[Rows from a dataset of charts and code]

%%

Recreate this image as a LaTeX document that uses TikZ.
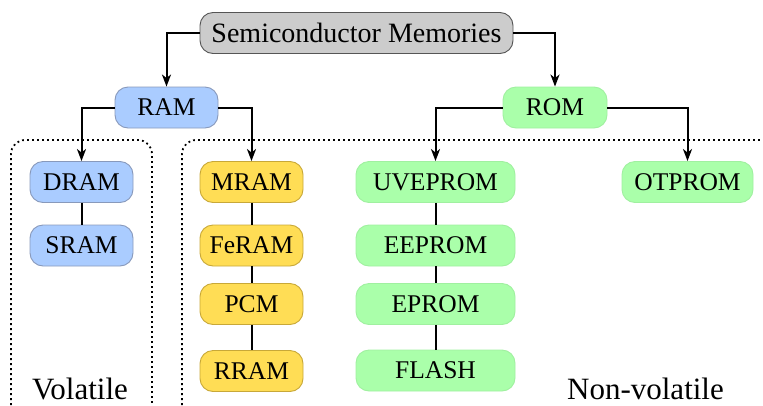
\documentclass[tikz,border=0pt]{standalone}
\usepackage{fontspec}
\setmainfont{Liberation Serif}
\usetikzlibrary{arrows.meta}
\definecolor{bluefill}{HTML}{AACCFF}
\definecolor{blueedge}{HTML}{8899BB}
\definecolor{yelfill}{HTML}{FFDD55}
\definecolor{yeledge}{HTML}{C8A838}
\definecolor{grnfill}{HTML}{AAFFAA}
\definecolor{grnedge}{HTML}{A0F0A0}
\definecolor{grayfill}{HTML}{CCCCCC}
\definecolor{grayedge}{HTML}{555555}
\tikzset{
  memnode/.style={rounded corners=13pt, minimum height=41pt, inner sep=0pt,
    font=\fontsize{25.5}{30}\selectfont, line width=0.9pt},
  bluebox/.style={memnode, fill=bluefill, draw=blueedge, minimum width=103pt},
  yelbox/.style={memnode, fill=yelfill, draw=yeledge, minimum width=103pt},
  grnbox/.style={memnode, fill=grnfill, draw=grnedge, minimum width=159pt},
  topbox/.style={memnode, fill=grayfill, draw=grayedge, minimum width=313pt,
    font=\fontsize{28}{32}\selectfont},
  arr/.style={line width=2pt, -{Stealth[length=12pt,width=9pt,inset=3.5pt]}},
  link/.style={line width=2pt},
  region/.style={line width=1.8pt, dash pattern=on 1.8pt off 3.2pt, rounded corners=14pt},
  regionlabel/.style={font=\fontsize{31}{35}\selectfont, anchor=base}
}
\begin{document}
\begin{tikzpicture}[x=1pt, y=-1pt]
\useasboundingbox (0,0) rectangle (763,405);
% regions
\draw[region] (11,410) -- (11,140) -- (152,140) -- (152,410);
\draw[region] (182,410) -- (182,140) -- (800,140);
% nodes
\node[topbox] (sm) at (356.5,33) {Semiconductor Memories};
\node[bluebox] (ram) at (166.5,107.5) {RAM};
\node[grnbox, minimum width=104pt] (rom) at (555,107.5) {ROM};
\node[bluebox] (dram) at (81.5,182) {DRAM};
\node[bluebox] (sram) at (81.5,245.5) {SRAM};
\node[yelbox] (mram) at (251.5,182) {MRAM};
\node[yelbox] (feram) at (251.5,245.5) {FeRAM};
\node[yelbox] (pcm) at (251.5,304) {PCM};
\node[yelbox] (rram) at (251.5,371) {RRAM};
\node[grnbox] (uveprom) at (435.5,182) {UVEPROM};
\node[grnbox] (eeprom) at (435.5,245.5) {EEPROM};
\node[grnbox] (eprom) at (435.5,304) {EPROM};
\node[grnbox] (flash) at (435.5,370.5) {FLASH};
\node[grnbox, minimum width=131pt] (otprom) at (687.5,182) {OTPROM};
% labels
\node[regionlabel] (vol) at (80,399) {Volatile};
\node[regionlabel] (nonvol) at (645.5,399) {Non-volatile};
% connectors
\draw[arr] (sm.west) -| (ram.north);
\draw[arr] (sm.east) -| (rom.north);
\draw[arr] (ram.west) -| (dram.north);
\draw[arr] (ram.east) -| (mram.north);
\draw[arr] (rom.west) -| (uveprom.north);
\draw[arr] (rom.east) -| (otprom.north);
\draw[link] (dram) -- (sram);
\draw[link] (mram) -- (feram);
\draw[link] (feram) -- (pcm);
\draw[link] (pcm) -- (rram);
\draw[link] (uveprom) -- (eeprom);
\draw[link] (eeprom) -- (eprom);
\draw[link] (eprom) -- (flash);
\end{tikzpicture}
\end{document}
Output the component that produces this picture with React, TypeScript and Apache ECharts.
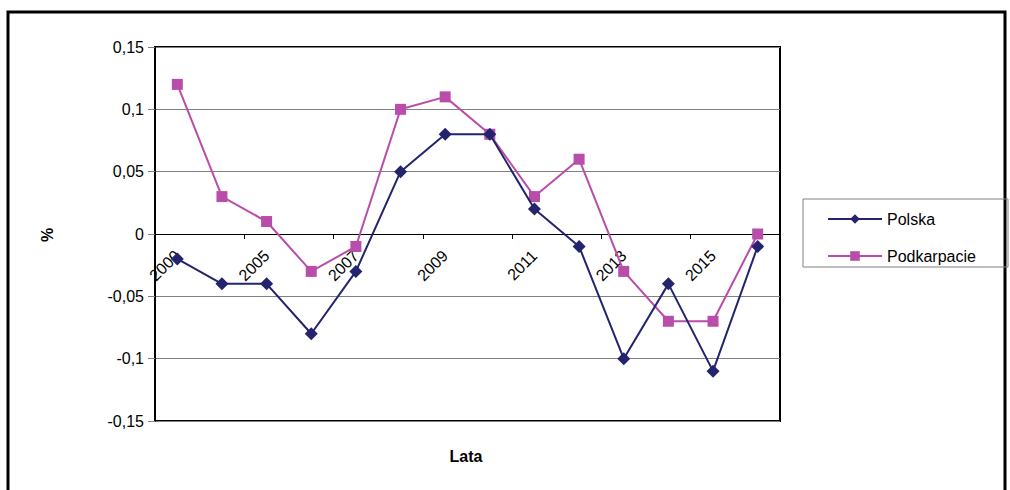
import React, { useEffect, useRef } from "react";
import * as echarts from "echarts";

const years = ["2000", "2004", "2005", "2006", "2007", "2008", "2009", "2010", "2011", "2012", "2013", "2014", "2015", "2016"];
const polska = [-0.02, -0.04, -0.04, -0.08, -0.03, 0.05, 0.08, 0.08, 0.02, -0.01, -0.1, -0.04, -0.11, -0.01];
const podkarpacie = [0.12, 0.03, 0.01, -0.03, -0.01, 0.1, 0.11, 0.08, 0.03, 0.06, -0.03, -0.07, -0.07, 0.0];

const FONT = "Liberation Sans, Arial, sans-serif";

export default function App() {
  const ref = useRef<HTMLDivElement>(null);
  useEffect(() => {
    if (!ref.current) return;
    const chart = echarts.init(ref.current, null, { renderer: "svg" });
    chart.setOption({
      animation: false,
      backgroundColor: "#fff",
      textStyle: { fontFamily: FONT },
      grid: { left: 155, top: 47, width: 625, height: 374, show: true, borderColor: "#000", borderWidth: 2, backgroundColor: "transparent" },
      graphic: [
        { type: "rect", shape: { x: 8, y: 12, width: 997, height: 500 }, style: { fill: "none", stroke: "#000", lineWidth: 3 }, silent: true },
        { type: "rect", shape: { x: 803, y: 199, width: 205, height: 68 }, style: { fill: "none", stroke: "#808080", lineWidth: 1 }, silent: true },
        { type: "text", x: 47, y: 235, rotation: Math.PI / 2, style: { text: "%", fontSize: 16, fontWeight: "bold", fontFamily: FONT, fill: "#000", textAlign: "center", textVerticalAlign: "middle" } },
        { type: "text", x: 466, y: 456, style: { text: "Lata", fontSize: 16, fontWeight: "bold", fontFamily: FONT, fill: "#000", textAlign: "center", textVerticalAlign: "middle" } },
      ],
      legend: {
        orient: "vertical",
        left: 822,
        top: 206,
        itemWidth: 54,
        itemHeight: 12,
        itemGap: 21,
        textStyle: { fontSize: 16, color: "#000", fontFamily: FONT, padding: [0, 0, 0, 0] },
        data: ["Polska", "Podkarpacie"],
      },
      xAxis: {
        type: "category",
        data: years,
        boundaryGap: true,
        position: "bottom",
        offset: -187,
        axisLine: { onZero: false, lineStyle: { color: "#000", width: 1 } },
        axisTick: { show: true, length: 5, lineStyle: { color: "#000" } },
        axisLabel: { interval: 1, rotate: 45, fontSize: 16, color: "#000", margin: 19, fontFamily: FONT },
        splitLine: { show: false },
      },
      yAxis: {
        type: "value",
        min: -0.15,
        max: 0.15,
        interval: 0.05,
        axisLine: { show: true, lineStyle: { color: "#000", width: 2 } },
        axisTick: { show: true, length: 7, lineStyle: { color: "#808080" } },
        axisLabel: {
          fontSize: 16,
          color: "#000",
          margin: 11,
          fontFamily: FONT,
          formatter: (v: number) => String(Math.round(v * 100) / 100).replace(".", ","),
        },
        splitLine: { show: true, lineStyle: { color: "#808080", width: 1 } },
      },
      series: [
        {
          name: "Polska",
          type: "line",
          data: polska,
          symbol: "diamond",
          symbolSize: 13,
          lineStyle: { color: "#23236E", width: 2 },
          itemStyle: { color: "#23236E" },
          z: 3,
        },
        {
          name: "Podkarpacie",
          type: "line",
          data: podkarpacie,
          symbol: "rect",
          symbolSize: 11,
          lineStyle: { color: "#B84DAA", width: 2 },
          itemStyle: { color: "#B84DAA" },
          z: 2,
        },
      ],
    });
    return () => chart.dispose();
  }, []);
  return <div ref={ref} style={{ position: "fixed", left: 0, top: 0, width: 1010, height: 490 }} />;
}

%%

# Task description:
Using the records above, copy each line that contains "this".

# Reply:
Recreate this image as a LaTeX document that uses TikZ.
Output the component that produces this picture with React, TypeScript and Apache ECharts.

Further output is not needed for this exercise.